[Rows from a dataset of charts and code]
____________________
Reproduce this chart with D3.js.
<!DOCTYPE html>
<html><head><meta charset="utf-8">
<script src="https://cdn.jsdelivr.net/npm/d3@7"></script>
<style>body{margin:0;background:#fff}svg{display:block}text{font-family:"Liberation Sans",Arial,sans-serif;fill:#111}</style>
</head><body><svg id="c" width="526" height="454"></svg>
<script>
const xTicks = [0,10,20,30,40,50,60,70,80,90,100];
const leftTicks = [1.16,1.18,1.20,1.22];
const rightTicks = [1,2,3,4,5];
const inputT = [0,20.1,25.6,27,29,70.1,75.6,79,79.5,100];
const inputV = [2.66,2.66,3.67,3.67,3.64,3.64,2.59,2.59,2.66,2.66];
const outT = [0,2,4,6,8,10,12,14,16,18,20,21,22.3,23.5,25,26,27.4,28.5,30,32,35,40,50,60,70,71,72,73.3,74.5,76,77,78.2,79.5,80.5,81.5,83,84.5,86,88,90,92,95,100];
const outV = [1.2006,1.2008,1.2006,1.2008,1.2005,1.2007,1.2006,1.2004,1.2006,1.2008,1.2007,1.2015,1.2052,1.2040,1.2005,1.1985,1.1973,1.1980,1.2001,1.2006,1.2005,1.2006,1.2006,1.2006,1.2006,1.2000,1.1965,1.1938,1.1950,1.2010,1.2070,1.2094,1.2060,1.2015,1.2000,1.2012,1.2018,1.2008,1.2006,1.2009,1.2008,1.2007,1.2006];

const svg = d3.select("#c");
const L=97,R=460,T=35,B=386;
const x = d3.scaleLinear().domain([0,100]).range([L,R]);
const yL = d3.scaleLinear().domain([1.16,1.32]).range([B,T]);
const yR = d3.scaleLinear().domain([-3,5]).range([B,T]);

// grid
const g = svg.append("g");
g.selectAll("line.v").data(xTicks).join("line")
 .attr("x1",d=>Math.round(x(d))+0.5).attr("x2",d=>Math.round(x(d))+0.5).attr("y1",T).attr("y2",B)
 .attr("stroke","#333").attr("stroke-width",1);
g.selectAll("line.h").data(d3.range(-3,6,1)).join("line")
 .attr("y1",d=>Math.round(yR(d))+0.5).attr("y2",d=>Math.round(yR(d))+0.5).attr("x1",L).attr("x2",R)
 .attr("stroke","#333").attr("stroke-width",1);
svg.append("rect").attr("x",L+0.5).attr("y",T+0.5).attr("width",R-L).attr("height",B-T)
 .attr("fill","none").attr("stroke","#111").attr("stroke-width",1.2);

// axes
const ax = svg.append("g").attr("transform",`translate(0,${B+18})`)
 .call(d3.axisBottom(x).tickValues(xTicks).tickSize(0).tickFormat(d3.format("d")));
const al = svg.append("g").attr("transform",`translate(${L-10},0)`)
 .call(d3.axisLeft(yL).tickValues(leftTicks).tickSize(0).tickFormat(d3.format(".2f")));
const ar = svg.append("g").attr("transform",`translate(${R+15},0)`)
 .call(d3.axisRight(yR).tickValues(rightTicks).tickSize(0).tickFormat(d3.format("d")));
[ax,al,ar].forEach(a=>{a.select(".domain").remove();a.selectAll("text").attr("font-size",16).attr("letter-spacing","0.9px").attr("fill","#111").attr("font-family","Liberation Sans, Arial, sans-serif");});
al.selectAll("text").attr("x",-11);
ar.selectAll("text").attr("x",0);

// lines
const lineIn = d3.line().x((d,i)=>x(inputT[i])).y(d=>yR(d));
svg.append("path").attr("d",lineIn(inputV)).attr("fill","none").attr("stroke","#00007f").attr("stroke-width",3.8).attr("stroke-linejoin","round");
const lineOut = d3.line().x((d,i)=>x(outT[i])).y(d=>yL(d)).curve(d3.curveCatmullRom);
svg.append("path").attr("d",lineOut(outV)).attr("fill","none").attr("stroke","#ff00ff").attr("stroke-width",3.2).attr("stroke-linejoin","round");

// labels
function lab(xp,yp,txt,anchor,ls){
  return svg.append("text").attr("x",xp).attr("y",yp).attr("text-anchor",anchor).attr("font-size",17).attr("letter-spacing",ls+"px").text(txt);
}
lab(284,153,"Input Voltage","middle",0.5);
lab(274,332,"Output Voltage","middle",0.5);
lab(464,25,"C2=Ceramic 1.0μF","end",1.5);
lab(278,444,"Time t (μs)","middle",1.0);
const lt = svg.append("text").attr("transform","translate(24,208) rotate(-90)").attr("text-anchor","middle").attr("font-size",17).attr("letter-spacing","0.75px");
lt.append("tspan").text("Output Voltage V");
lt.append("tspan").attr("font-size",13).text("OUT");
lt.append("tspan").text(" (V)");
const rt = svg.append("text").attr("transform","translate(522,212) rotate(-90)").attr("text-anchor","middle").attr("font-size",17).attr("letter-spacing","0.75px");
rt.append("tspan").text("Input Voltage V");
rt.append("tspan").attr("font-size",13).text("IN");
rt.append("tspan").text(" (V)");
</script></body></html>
____________________
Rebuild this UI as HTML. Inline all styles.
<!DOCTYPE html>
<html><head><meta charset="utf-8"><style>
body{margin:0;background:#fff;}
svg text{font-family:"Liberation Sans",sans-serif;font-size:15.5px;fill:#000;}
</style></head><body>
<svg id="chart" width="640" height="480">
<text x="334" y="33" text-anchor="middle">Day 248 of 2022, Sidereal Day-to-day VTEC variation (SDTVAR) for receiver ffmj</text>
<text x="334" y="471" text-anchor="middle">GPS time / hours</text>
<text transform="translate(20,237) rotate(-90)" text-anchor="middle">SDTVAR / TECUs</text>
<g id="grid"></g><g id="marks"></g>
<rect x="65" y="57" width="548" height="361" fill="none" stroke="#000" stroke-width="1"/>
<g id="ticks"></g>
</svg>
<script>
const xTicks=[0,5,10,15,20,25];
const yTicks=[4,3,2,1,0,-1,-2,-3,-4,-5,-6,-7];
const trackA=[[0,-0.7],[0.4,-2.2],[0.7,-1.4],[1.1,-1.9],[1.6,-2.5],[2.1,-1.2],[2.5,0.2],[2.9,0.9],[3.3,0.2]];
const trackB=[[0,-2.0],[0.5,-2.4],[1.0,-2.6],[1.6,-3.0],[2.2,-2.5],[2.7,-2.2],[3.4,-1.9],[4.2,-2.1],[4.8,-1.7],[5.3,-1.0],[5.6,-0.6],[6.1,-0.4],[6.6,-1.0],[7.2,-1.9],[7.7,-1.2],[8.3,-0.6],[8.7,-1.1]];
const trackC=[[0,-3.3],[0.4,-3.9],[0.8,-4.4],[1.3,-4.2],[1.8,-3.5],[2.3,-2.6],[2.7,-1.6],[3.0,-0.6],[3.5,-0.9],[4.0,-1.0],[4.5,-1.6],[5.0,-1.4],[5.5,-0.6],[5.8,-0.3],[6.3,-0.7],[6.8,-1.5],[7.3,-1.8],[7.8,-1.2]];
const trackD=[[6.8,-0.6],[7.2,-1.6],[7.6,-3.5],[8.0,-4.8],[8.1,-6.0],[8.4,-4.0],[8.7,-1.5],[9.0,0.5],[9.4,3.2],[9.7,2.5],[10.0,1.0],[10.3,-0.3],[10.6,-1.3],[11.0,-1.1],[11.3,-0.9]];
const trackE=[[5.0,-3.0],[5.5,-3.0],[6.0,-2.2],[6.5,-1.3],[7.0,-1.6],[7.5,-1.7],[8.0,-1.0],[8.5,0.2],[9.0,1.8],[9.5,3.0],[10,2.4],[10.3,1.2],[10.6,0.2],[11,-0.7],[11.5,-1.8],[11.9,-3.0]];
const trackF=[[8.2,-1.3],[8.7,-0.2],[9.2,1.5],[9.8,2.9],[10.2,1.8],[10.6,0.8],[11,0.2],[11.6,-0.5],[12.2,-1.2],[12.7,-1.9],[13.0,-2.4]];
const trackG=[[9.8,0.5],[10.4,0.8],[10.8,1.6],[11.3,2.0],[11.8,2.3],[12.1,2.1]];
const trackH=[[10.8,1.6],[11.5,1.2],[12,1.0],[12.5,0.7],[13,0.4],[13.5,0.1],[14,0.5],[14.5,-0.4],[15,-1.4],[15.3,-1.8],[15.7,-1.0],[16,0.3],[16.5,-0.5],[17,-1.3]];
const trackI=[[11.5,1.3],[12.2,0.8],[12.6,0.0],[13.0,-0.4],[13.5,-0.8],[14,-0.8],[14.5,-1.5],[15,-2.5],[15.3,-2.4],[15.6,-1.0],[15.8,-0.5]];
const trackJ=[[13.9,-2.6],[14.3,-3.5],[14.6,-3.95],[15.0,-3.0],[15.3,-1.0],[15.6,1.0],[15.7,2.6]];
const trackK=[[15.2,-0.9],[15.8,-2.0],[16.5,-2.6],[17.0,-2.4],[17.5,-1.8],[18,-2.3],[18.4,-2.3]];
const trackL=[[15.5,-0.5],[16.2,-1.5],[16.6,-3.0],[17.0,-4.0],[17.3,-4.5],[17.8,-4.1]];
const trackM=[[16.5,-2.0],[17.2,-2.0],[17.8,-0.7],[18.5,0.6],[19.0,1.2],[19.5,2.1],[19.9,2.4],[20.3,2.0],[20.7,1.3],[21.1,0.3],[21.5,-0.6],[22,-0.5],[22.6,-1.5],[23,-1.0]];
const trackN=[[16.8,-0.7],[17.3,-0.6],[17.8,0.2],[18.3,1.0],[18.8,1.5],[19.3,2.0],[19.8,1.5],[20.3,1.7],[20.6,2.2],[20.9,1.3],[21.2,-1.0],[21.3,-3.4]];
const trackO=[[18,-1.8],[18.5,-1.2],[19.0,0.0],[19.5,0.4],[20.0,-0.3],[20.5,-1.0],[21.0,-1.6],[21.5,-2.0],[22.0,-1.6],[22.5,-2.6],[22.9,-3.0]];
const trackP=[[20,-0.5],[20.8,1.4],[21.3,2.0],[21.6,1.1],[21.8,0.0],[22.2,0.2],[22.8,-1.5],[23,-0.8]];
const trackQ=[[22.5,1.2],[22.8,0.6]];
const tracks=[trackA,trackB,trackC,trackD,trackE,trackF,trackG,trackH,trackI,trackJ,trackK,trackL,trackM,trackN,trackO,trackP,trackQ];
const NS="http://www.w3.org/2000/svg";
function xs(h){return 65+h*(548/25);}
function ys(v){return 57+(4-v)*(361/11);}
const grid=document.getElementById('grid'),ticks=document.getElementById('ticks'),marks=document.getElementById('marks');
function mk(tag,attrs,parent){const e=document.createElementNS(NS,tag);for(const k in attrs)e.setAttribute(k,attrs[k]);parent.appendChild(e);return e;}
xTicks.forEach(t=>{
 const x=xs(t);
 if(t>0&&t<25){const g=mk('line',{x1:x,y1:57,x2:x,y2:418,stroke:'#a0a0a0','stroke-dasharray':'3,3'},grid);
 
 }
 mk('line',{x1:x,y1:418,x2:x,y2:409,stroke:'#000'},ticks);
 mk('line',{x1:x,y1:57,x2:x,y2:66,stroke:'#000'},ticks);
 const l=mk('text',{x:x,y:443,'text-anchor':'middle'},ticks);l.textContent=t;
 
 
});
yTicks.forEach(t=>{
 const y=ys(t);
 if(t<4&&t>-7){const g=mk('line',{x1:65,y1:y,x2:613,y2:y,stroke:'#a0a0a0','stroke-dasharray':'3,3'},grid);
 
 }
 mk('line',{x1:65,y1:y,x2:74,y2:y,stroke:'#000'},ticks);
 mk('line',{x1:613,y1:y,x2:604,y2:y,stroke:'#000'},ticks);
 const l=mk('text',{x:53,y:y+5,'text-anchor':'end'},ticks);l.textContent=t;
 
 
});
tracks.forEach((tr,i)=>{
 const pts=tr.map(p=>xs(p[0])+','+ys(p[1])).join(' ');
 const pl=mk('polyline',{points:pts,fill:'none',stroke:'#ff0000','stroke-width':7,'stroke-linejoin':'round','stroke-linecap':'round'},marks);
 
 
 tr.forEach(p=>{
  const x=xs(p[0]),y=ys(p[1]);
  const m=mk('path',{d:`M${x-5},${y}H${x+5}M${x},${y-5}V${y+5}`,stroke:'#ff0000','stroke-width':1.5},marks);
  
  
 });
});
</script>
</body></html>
____________________
• _Set problem_:
List every line from the entries above in which "this" appears.

• _The solution_:
Reproduce this chart with D3.js.
Rebuild this UI as HTML. Inline all styles.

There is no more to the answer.